I finally was able to purchase my own copy at the Roth bookstore on Pico Blvd in L.A., and have been referring to it ever since to show the illustrations, diagrams, and models of the Israelites’ portable place of desert worship and all its architectural and ceremonial components. The book is a treasure, with detailed color plates showing the golden ark and menorah,  woven curtain partitions,  ram skin coverings, linen hangings, acacia wood showbread table and incense altar covered with gold, washing laver of brass, colorful vestments of the priests, and explanations of how the posts and sockets were connected together with no nails or hammers as tools.

Terumah is all about building and creating a beautiful architectural sanctuary and ceremonial objects. How did it get built with all of these rare and colorful materials?  The Holy One actually had a specific list and blueprint that the Children of Israel were to follow:

“Tell the Israelite people to bring Me gifts; you shall accept gifts for Me from every person whose heart so moves him. And these are the gifts that you shall accept from them: gold, silver, and copper; blue, purple, and crimson yarns, fine linen, goats’ hair; tanned ram skins, dolphin skins, and acacia wood; oil for lighting, spices for the anointing oil and for the aromatic incense; lapis lazuli and other stones for setting, for the ephod and for the breastpiece. And let them make Me a sanctuary that I may dwell among them. Exactly as I show you—the pattern of the Tabernacle and the pattern of all its furnishings—so shall you make it (Exodus 24:1-7, 25:1).

Terumah is not just a gift. There is a hint in the resh vav mem letters within the word that suggest a lifting up, a raising the material offered to a new level and holy purpose.  That phrase, Ve’asu li mikdash v’shachanti b’tocham reminds me of the fundraising campaign based on that verse that led to our building the beautiful synagogue in Sedona.  The idea was emphasized that if we build the sacred space, God will dwell… not in IT, but rather within US.

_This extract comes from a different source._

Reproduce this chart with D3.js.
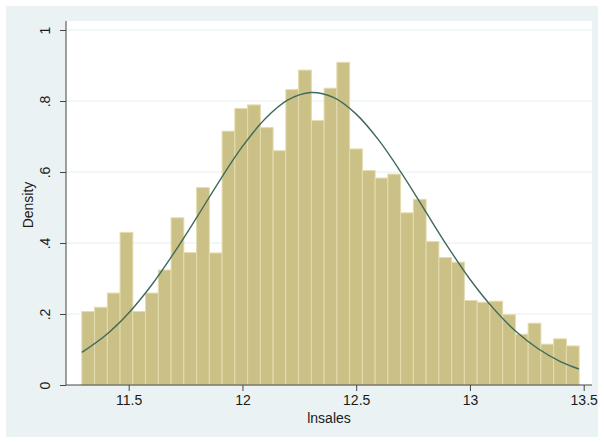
<!DOCTYPE html>
<html>
<head>
<meta charset="utf-8">
<script src="https://cdn.jsdelivr.net/npm/d3@7"></script>
<style>
  body { margin: 0; background: #ffffff; }
  text { font-family: "Liberation Sans", Arial, sans-serif; fill: #1a1a1a; }
</style>
</head>
<body>
<script>
// histogram of lnsales: bins start at binStart, each binWidth wide
var binStart = 11.294;
var binWidth = 0.05605;
var densities = [0.207, 0.219, 0.259, 0.430, 0.207, 0.259, 0.324, 0.471, 0.373, 0.556,
                 0.372, 0.715, 0.779, 0.789, 0.725, 0.660, 0.832, 0.887, 0.745, 0.836,
                 0.909, 0.665, 0.604, 0.583, 0.594, 0.485, 0.523, 0.404, 0.359, 0.346,
                 0.238, 0.233, 0.236, 0.198, 0.143, 0.174, 0.115, 0.130, 0.110];

// normal density overlay
var curveX = [11.294, 11.4, 11.5, 11.6, 11.7, 11.8, 11.9, 12.0, 12.1, 12.2, 12.3, 12.4,
              12.5, 12.6, 12.7, 12.8, 12.9, 13.0, 13.1, 13.2, 13.3, 13.4, 13.479];
var curveY = [0.092, 0.141, 0.203, 0.281, 0.373, 0.473, 0.576, 0.672, 0.750, 0.803, 0.824, 0.810,
              0.763, 0.689, 0.596, 0.494, 0.392, 0.298, 0.218, 0.152, 0.102, 0.065, 0.045];

var xTicks = [11.5, 12, 12.5, 13, 13.5];
var yTicks = [0, 0.2, 0.4, 0.6, 0.8, 1];

main();

function main() {
  setupCanvas();
  setupScales();
  drawBackground();
  drawGrid();
  drawBars();
  drawCurve();
  drawAxes();
  addLabels();
}

function setupCanvas() {
  width = 604;
  height = 442;
  plot = { left: 66, right: 592, top: 21, bottom: 385 };
  svg = d3.select("body").append("svg")
    .attr("width", width)
    .attr("height", height);
}

function setupScales() {
  x = d3.scaleLinear().domain([11.5, 13.5]).range([128.7, 583.7]);
  y = d3.scaleLinear().domain([0, 1]).range([385, 30]);
}

function drawBackground() {
  svg.append("rect")
    .attr("x", 6).attr("y", 6)
    .attr("width", 592).attr("height", 431)
    .attr("fill", "#eaf2f3");
  svg.append("rect")
    .attr("x", plot.left).attr("y", plot.top)
    .attr("width", plot.right - plot.left).attr("height", plot.bottom - plot.top)
    .attr("fill", "#ffffff");
}

function drawGrid() {
  svg.append("g")
    .selectAll("line")
    .data(yTicks.slice(1))
    .enter()
    .append("line")
    .attr("x1", plot.left).attr("x2", plot.right)
    .attr("y1", function (d) { return y(d); })
    .attr("y2", function (d) { return y(d); })
    .attr("stroke", "#e6eef0")
    .attr("stroke-width", 1);
}

function drawBars() {
  svg.append("g")
    .selectAll("rect")
    .data(densities)
    .enter()
    .append("rect")
    .attr("x", function (d, i) { return x(binStart + i * binWidth); })
    .attr("y", function (d) { return y(d); })
    .attr("width", function (d, i) { return x(binStart + (i + 1) * binWidth) - x(binStart + i * binWidth); })
    .attr("height", function (d) { return y(0) - y(d); })
    .attr("fill", "#cbc086")
    .attr("stroke", "#e4dcae")
    .attr("stroke-width", 1);
}

function drawCurve() {
  var points = curveX.map(function (d, i) { return [d, curveY[i]]; });
  var line = d3.line()
    .x(function (d) { return x(d[0]); })
    .y(function (d) { return y(d[1]); })
    .curve(d3.curveCatmullRom);
  svg.append("path")
    .datum(points)
    .attr("d", line)
    .attr("fill", "none")
    .attr("stroke", "#3e6a5c")
    .attr("stroke-width", 1.4);
}

function drawAxes() {
  // X axis
  var xAxis = svg.append("g")
    .attr("transform", "translate(0," + plot.bottom + ")")
    .call(d3.axisBottom(x).tickValues(xTicks).tickSize(6).tickPadding(4)
      .tickFormat(function (d) { return d3.format("")(d); }));
  xAxis.select(".domain").remove();
  xAxis.append("line")
    .attr("x1", plot.left).attr("x2", plot.right)
    .attr("stroke", "#444");
  xAxis.selectAll(".tick line").attr("stroke", "#444");
  xAxis.selectAll(".tick text")
    .style("font-size", "14px")
    .style("font-family", "Liberation Sans, Arial, sans-serif")
    .attr("fill", "#1a1a1a");

  // Y axis, labels turned like Stata does
  var yAxis = svg.append("g")
    .attr("transform", "translate(" + plot.left + ",0)")
    .call(d3.axisLeft(y).tickValues(yTicks).tickSize(6)
      .tickFormat(function (d) { return d === 0 ? "0" : d === 1 ? "1" : d3.format(".1f")(d).replace("0.", "."); }));
  yAxis.select(".domain").remove();
  yAxis.append("line")
    .attr("y1", plot.top).attr("y2", plot.bottom)
    .attr("stroke", "#444");
  yAxis.selectAll(".tick line").attr("stroke", "#444");
  yAxis.selectAll(".tick text")
    .attr("x", null).attr("dy", null)
    .attr("text-anchor", "middle")
    .attr("transform", "translate(-21,0) rotate(-90)")
    .attr("dy", "0.35em")
    .style("font-size", "14px")
    .style("font-family", "Liberation Sans, Arial, sans-serif")
    .attr("fill", "#1a1a1a");
}

function addLabels() {
  svg.append("text")
    .attr("x", (plot.left + plot.right) / 2)
    .attr("y", 423)
    .attr("text-anchor", "middle")
    .style("font-size", "14px")
    .text("lnsales");
  svg.append("text")
    .attr("transform", "translate(33,205) rotate(-90)")
    .attr("text-anchor", "middle")
    .style("font-size", "14px")
    .text("Density");
}
</script>
</body>
</html>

UP to now in the biblical narrative, God heard our cries, parted the sea, delivered us to freedom, gave us the Torah, and now it is our turn to offer some of the bounty for which we are grateful back to the Source of All.  The people willingly and generously donated their highly developed skills in assembling, weaving, constructing, metal and wood-working, as well as the needed materials.

In a synagogue there are so many needs, yes for money, but just as much, if not more, a need for dedicated members who bring their talents and skills to the success of the life of the organization, and the satisfaction of raising up our own abilities and resources for the combined working of the congregation.

When we read Terumah it is easy to be dazzled by the description of the ceremonial objects and architecture of the Mishkan; it is helpful to show examples and models such as shown in the well-researched book The Tabernacle; but the real message is reminding each of us, and our members, how vital their unique presence is, and how the soul of even the most gorgeous edifice is only a shell meant to contain a felt Divine Presence.  Our generous raising up of offerings of Terumah — time, talent, treasure, and trust — creates a Mishkan of sacred space.

May we open our hearts so that the Eternal One can dwell within us.